One year after the new law on payment terms came into force, business failures continue to rise. These are the findings of the latest study by data provider Inforisk. In the first half of the year, the number of business failures reached 7,659, up 14% on the same period in 2023. This is the highest half-yearly figure ever recorded, according to the experts at Inforisk. However, this growth rate remained stable over the last four years. If one looks at the trend in terms of insolvency between the first half of 2021 and the first half of 2024, the average annual growth rate has still risen by 14%. But this shows that Morocco is still unable to solve the problems associated with payment delays.

■ Sad record for Tangiers / but lowest rate for Casablanca
In terms of distribution, Tangiers stands out with the highest rate of insolvencies, with an annual increase of 35%, followed by Rabat at 30%, Agadir at 15%, and Marrakech at 13%. Casablanca and Fez had the lowest rates, with an annual variation of 7%. It is important to note that the Casablanca-Rabat-Tangiers axis alone accounts for 43% of business failures.
■ Retail, construction, and real estate hardest hit
Sector-wise, retail remains the hardest hit, with an insolvency rate of 33%. This is followed by real estate (20%) and construction (15%), as well as transport and manufacturing (9% and 7% respectively).
Furthermore, certain sectors saw a sharp increase in insolvencies between 2023 and 2024, led by the agricultural sector (+24%), mainly due to unfavorable weather conditions and inflation. Insolvencies in the healthcare sector also rose by 24%, while those in the hotel and catering sector jumped by 22%.
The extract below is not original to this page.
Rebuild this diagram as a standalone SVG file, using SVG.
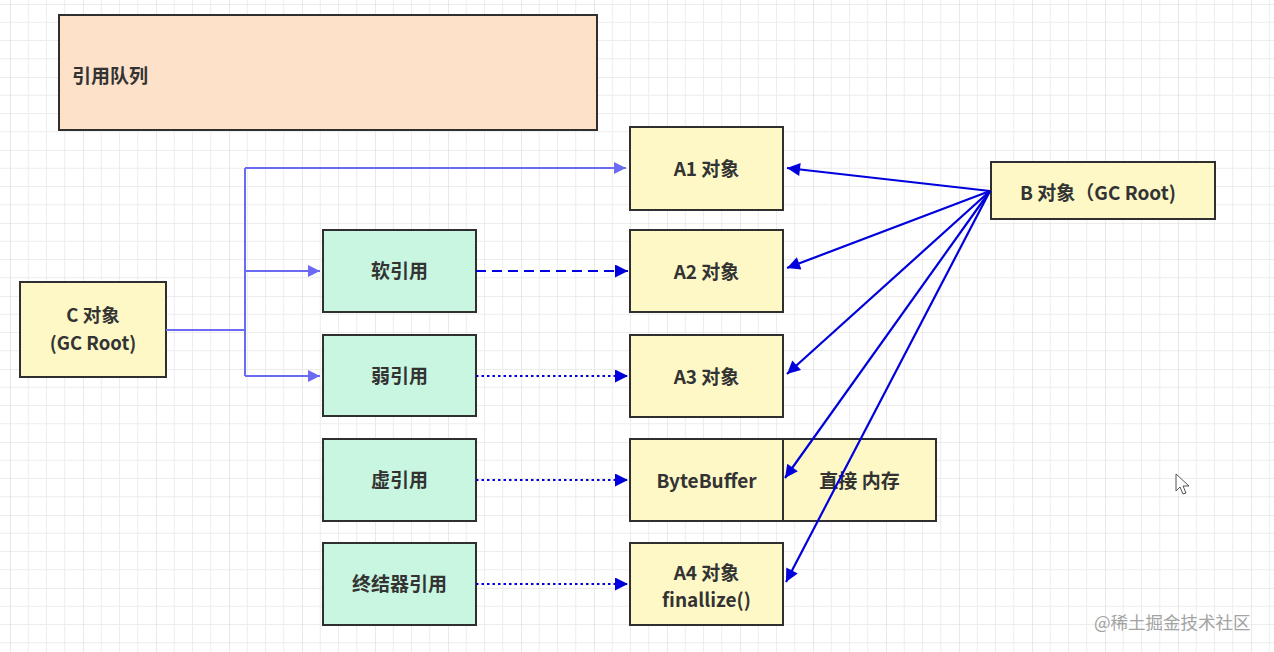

■ Very small businesses still the big losers
Today’s findings are unequivocal: most business failures are linked to payment delays. In fact, according to the experts at Inforisk, 40% of business failures in Morocco are due to late payment. They are by far the leading cause of insolvency. In fact, late payments and/or unpaid invoices have a direct impact on a company’s cash flow. This lack of cash flow is directly responsible for insolvency. « This is why legislators have introduced Law 69-21 on payment terms, which will have a positive impact in the medium term, particularly on long-term delays». According to the same study, small businesses are the most frequent defaulters, with a share of 99.3%, followed by SMEs (0.6%) and large companies (0.1%). However, this finding is not solely attributable to payment defaults, but also to the organization of VSEs, which often lack well-honed cash management processes.